The stories were numbingly familiar to Legal Aid Foundation lawyers. Central Los Angeles garment workers like Jorge Posada told of being paid $1 or $2 an hour, of working 70 hours a week without overtime, of having two weeks' salary being withheld as a never-to-be-repaid "loan" to the company and of being fired if they complained.
Conventional lawsuits seeking back wages on behalf of individual garment workers have rarely been effective. Sweatshop operators often respond to legal or regulatory pressure by simply shutting down. Funding for state government attorneys specializing in the field was cut long ago. With at least 100,000 garment workers in Southern California, regulatory agencies are outflanked.
So on Thursday, in a desperate attempt to make a dent in what they call scandalous conditions that have long been rampant in the garment industry, legal aid lawyers announced they had filed unfair-business-practice lawsuits against three small contractors. They are seeking damages on behalf of every employee who has passed through the sewing factories during the last four years.
The desperation of the workers was underscored by the fact that most of the 29 plaintiffs were willing to file suit against companies that still employ them.
"We are afraid of being fired . . . but I have wanted to do this for a long time," said Posada, 35, a onetime shoe store owner in El Salvador who said he has worked the last six years for a Venice Boulevard garment firm owned by Thai and Latino immigrants.
The lawsuits seek a Superior Court injunction compelling the three contractors to raise pay to at least the $4.25 minimum wage, to pay overtime and to comply with health and safety codes.
The suits are unusual because they attempt to make use of state unfair-business-practice laws more commonly reserved for consumer complaints.
Typically, such lawsuits ask for damages on behalf of a large, unnamed class of customers.
Here, however, legal-aid lawyers propose that each firm be ordered to pay back wages to current and past employees, a number they estimate only as "hundreds." Attorney Anthony Mischel said it is difficult to estimate how much in back wages is owed. Mischel estimated that at one shop, Mr. Mario's, where 19 plaintiffs still work, workers are owed up to $10,000 for every year they have worked.
Money for workers who could not be immediately located would be deposited in the state's Industrial Relations Unpaid Wages Fund.
A representative of Mr. Mario's, at 1136 W. Venice Blvd., declined comment Thursday. A spokesman for a second, Annie Fashion, at 3465 S. Main St., was not available. The manager of the third firm, C & H Fashions, at 3708 S. Main St., who declined to identify himself, said the allegations were the fault of a former owner who departed earlier in the year. "We believe we do it the right way," he said.

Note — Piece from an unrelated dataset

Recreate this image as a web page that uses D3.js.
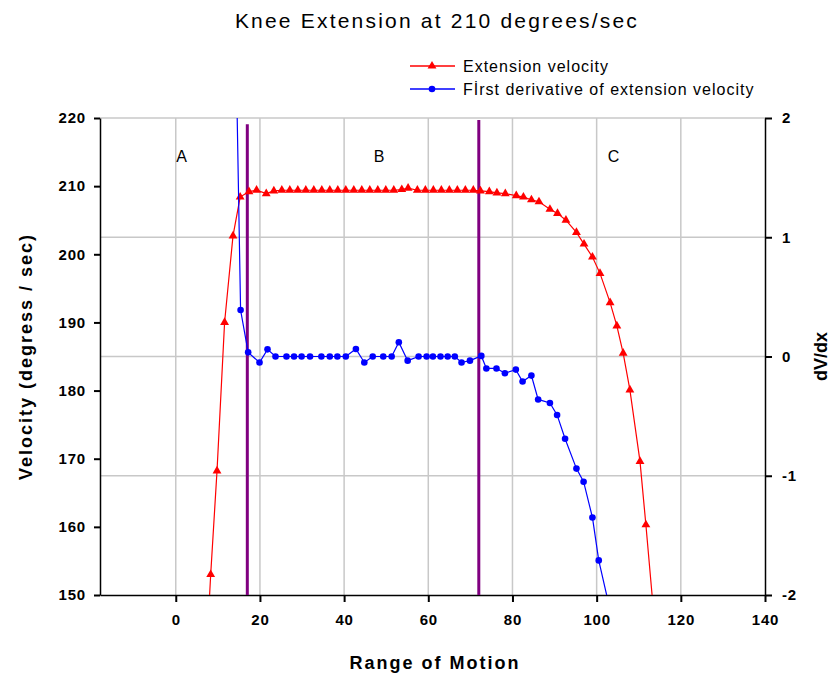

Late Thursday Mischel said workers at Annie Fashion told him that all employees were sent home for the day after television crews tried to film the building, and that one plaintiff was told he would be fired unless he presented immigration documents today.
The shaky financial foundation of Los Angeles' garment industry--the same shakiness that contributes to the illegally low wages routinely paid by sweatshops--could make judgements difficult to collect. Although the shops must register with the state and post a bond, many have few assets.
"If a contractor right now tried to comply with the law, he couldn't survive" economically, Mischel said. "There are too many people out there breaking the law. If there was the ability to pay adequate wages, then workers wouldn't go to work for sub-minimum wages."